CUNA Mutual Group Chief Economist Dave Colby offered that theory as protesters become more vocal over their aggravation with Wall Street firms and banks that they believe are the culprits behind the country’s financial woes.
Others cite a lack of jobs and indifference from political leaders as reasons why an economic recovery has not gained sustained traction.
“At some point, people get so darn frustrated. We should take notice,” Colby said.
While many of the Occupy Wall Street protesters are young people or college students, Colby believes the anger cuts across all demographics.
“Whether it’s retirees with CD rollovers and [financial institutions] saying we’re only going to pay less than 1% or even though there’s an explosion in student loans, and some have gone back to school to get a master’s degree but they still can’t a job after graduating,” he said. “It’s people who may have been paying on their house faithfully but can’t get it appraised.”
With the protests, threats of a double-dip recession and fears stemming from financial defaults in other countries, Colby pointed to a line in the Serenity Prayer, which he cited in his September Credit Union Trends Report: “…grant me the serenity to accept the things I cannot change; the courage to change the things I can; and the wisdom to know the difference.”

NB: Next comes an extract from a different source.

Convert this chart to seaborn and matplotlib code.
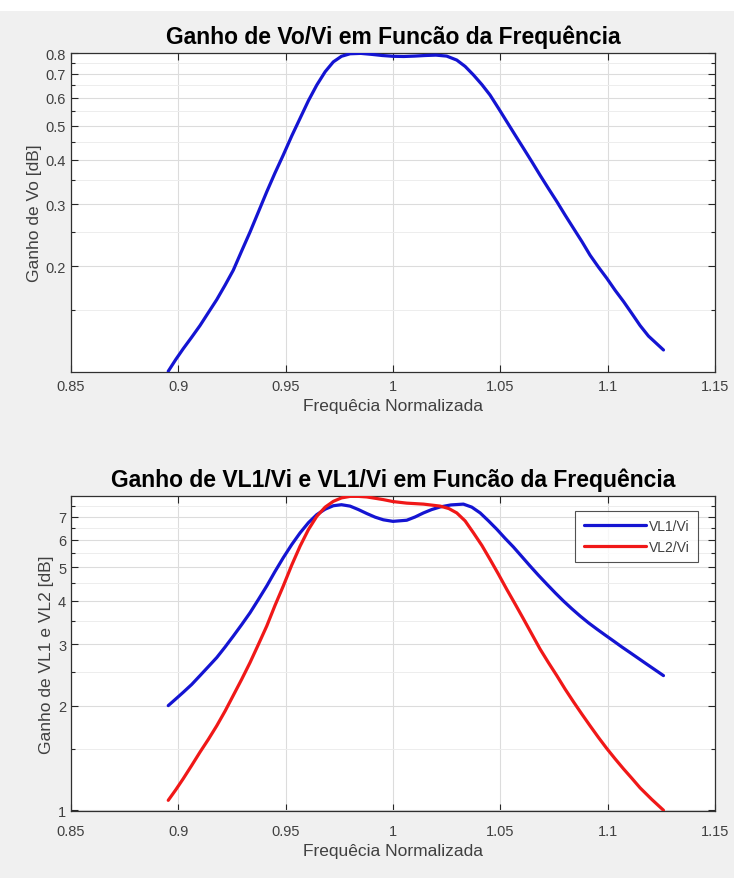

“The only constant is your members and how you make their lives better,” Colby said. "Do what you can and don’t worry about what you can’t control.”
Colby advised credit unions to lend as much as they can and even take on a little bit more collateral risk, even though the NCUA might not agree with the latter, he pointed out. If a member has been making steady mortgage payments for seven years and they want to refinance, be flexible, he added.
“At some points, credit unions have to start growing loans. They can’t grow assets and manage the capital ratio while expenses continue to grow. The only solution is to grow loans.”